# Data
==========
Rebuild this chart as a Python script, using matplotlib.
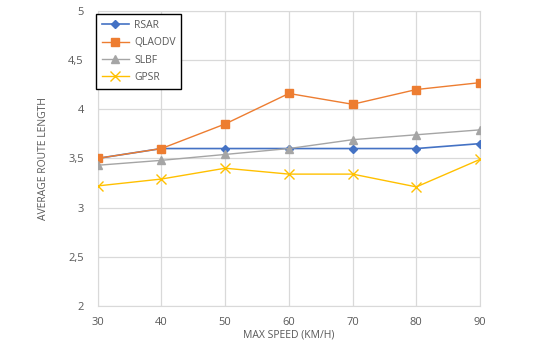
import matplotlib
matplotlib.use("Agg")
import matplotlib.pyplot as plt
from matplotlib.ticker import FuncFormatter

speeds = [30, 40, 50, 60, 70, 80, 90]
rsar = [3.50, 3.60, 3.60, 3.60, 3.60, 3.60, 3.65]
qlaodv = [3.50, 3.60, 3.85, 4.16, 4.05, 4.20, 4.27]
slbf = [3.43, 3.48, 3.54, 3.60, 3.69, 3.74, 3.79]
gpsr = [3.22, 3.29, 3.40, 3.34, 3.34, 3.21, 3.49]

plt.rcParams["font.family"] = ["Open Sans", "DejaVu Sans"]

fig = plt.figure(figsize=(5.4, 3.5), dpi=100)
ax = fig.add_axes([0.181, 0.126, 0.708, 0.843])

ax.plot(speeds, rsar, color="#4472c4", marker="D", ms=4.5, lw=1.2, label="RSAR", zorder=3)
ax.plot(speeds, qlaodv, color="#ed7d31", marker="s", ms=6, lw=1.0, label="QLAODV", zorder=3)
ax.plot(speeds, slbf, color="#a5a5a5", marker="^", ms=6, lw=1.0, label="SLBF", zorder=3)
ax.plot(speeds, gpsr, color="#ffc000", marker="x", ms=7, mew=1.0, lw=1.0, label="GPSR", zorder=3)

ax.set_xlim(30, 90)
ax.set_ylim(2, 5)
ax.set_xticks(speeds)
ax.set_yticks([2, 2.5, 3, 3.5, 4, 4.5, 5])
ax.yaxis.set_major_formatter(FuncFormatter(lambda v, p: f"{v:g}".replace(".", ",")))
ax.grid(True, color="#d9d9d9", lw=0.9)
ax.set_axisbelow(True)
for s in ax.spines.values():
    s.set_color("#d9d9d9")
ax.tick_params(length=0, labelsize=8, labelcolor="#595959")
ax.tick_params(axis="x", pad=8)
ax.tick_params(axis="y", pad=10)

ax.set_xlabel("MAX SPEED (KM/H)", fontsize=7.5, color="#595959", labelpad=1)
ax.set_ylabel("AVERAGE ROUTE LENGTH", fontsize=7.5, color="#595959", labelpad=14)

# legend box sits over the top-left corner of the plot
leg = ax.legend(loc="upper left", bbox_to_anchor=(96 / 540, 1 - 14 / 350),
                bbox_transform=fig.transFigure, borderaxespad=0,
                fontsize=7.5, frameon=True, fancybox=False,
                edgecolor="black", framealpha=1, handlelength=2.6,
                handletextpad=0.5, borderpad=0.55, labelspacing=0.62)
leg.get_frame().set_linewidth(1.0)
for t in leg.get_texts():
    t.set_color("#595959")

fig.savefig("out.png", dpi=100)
==========
# Exercise brief
Pictures are excluded; copy all other data exactly as shown.

# Exercise output
Rebuild this chart as a Python script, using matplotlib.
import matplotlib
matplotlib.use("Agg")
import matplotlib.pyplot as plt
from matplotlib.ticker import FuncFormatter

speeds = [30, 40, 50, 60, 70, 80, 90]
rsar = [3.50, 3.60, 3.60, 3.60, 3.60, 3.60, 3.65]
qlaodv = [3.50, 3.60, 3.85, 4.16, 4.05, 4.20, 4.27]
slbf = [3.43, 3.48, 3.54, 3.60, 3.69, 3.74, 3.79]
gpsr = [3.22, 3.29, 3.40, 3.34, 3.34, 3.21, 3.49]

plt.rcParams["font.family"] = ["Open Sans", "DejaVu Sans"]

fig = plt.figure(figsize=(5.4, 3.5), dpi=100)
ax = fig.add_axes([0.181, 0.126, 0.708, 0.843])

ax.plot(speeds, rsar, color="#4472c4", marker="D", ms=4.5, lw=1.2, label="RSAR", zorder=3)
ax.plot(speeds, qlaodv, color="#ed7d31", marker="s", ms=6, lw=1.0, label="QLAODV", zorder=3)
ax.plot(speeds, slbf, color="#a5a5a5", marker="^", ms=6, lw=1.0, label="SLBF", zorder=3)
ax.plot(speeds, gpsr, color="#ffc000", marker="x", ms=7, mew=1.0, lw=1.0, label="GPSR", zorder=3)

ax.set_xlim(30, 90)
ax.set_ylim(2, 5)
ax.set_xticks(speeds)
ax.set_yticks([2, 2.5, 3, 3.5, 4, 4.5, 5])
ax.yaxis.set_major_formatter(FuncFormatter(lambda v, p: f"{v:g}".replace(".", ",")))
ax.grid(True, color="#d9d9d9", lw=0.9)
ax.set_axisbelow(True)
for s in ax.spines.values():
    s.set_color("#d9d9d9")
ax.tick_params(length=0, labelsize=8, labelcolor="#595959")
ax.tick_params(axis="x", pad=8)
ax.tick_params(axis="y", pad=10)

ax.set_xlabel("MAX SPEED (KM/H)", fontsize=7.5, color="#595959", labelpad=1)
ax.set_ylabel("AVERAGE ROUTE LENGTH", fontsize=7.5, color="#595959", labelpad=14)

# legend box sits over the top-left corner of the plot
leg = ax.legend(loc="upper left", bbox_to_anchor=(96 / 540, 1 - 14 / 350),
                bbox_transform=fig.transFigure, borderaxespad=0,
                fontsize=7.5, frameon=True, fancybox=False,
                edgecolor="black", framealpha=1, handlelength=2.6,
                handletextpad=0.5, borderpad=0.55, labelspacing=0.62)
leg.get_frame().set_linewidth(1.0)
for t in leg.get_texts():
    t.set_color("#595959")

fig.savefig("out.png", dpi=100)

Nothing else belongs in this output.